In this dissertation, catering to adaptive video traffic is accomplished by caching mechanisms that emphasize various QoE measurements, such as video quality, bitrate oscillation, and rebuffering. Specifically, 1) the delivered video quality is enhanced by building a traffic model to estimate access delay under varying encoded bitrates. This delay is further used to optimize cache placement that causes the highest video throughput. 2) Bitrate oscillations and playback rebuffering are reduced due to our findings where bitrates should be prioritized in cache hierarchies.

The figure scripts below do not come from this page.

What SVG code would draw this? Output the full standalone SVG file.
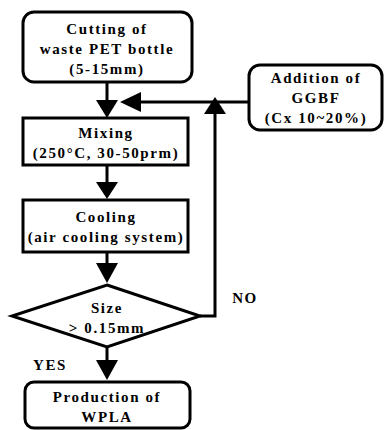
<svg xmlns="http://www.w3.org/2000/svg" width="385" height="430" viewBox="0 0 385 430">
<defs>
<style>
.box{fill:#fff;stroke:#000;stroke-width:3}
.ln{fill:none;stroke:#000;stroke-width:3}
.ah{fill:#000}
text{font-family:"Liberation Serif","Times New Roman",serif;font-weight:bold;font-size:15px;letter-spacing:1.6px;fill:#000;text-anchor:middle}
</style>
</defs>
<rect width="385" height="430" fill="#fff"/>
<g id="connectors">
<line class="ln" x1="107" y1="82" x2="107" y2="102"/>
<polygon class="ah" points="96,100 118,100 107,118"/>
<line class="ln" x1="249" y1="102" x2="138" y2="102"/>
<polygon class="ah" points="120,102 141,92 141,112"/>
<polyline class="ln" points="200,316 215,316 215,112"/>
<polygon class="ah" points="215,97 204,114 226,114"/>
<line class="ln" x1="107" y1="165" x2="107" y2="184"/>
<polygon class="ah" points="96,182 118,182 107,199"/>
<line class="ln" x1="107" y1="252" x2="107" y2="265"/>
<polygon class="ah" points="96,263 118,263 107,283"/>
<line class="ln" x1="107" y1="347" x2="107" y2="362"/>
<polygon class="ah" points="96,360 118,360 107,380"/>
<text x="50" y="370">YES</text>
<text x="245" y="303">NO</text>
</g>
<g id="cutting">
<rect class="box" x="23" y="12" width="169" height="70" rx="11"/>
<text x="107" y="34">Cutting of</text>
<text x="107" y="54">waste PET bottle</text>
<text x="107" y="74">(5-15mm)</text>
</g>
<g id="addition">
<rect class="box" x="249" y="65" width="133" height="65" rx="11"/>
<text x="316" y="83">Addition of</text>
<text x="316" y="103">GGBF</text>
<text x="316" y="123">(Cx 10~20%)</text>
</g>
<g id="mixing">
<rect class="box" x="23" y="118" width="165" height="47"/>
<text x="106" y="138">Mixing</text>
<text x="106" y="158">(250°C, 30-50prm)</text>
</g>
<g id="cooling">
<rect class="box" x="23" y="200" width="165" height="52"/>
<text x="106" y="222">Cooling</text>
<text x="106" y="242">(air cooling system)</text>
</g>
<g id="size">
<polygon class="box" points="107,285 200,316 107,347 12,316"/>
<text x="107" y="313">Size</text>
<text x="107" y="333">&gt; 0.15mm</text>
</g>
<g id="production">
<rect class="box" x="25" y="382" width="165" height="46" rx="9"/>
<text x="107" y="402">Production of</text>
<text x="107" y="422">WPLA</text>
</g>
</svg>
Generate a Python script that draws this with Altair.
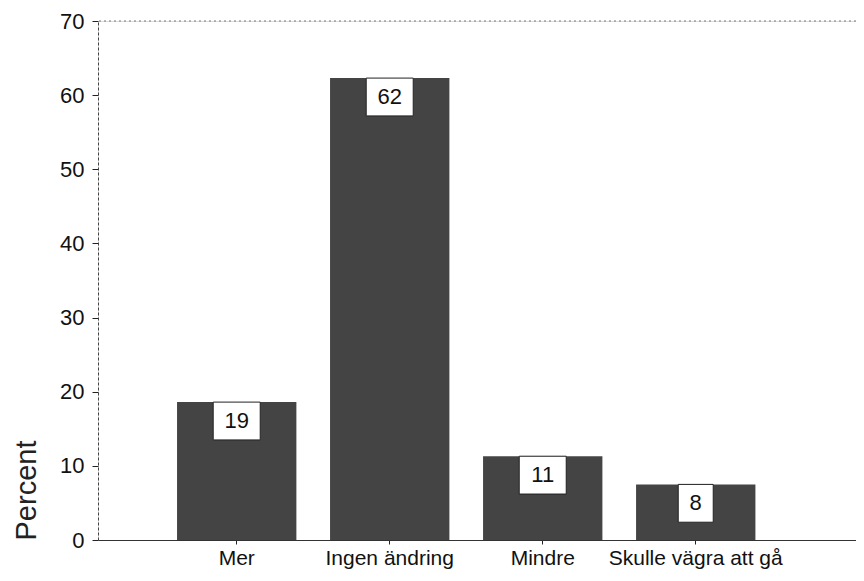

This is manifested in the design of a cache partitioning mechanism that safeguards cache capacity for specific bitrates. 3) Building on the premises of cache partitioning, the underlying dependency between cache hierarchies and bitrate adaptation is addressed for caching decisions that rely on instant video statistics. That is, instead of focusing on currently popular bitrates, bitrate adaptation predicts preferable rates in the future, and guides cache decisions that optimize the long-term performance under dynamic video requests. Extensive simulations demonstrate the effectiveness of proposed approaches in achieving significant improvements to QoE. These results suggest that cache hierarchies can better serve adaptive streaming when caching schemes capture, understand, and react to bitrate adaptation.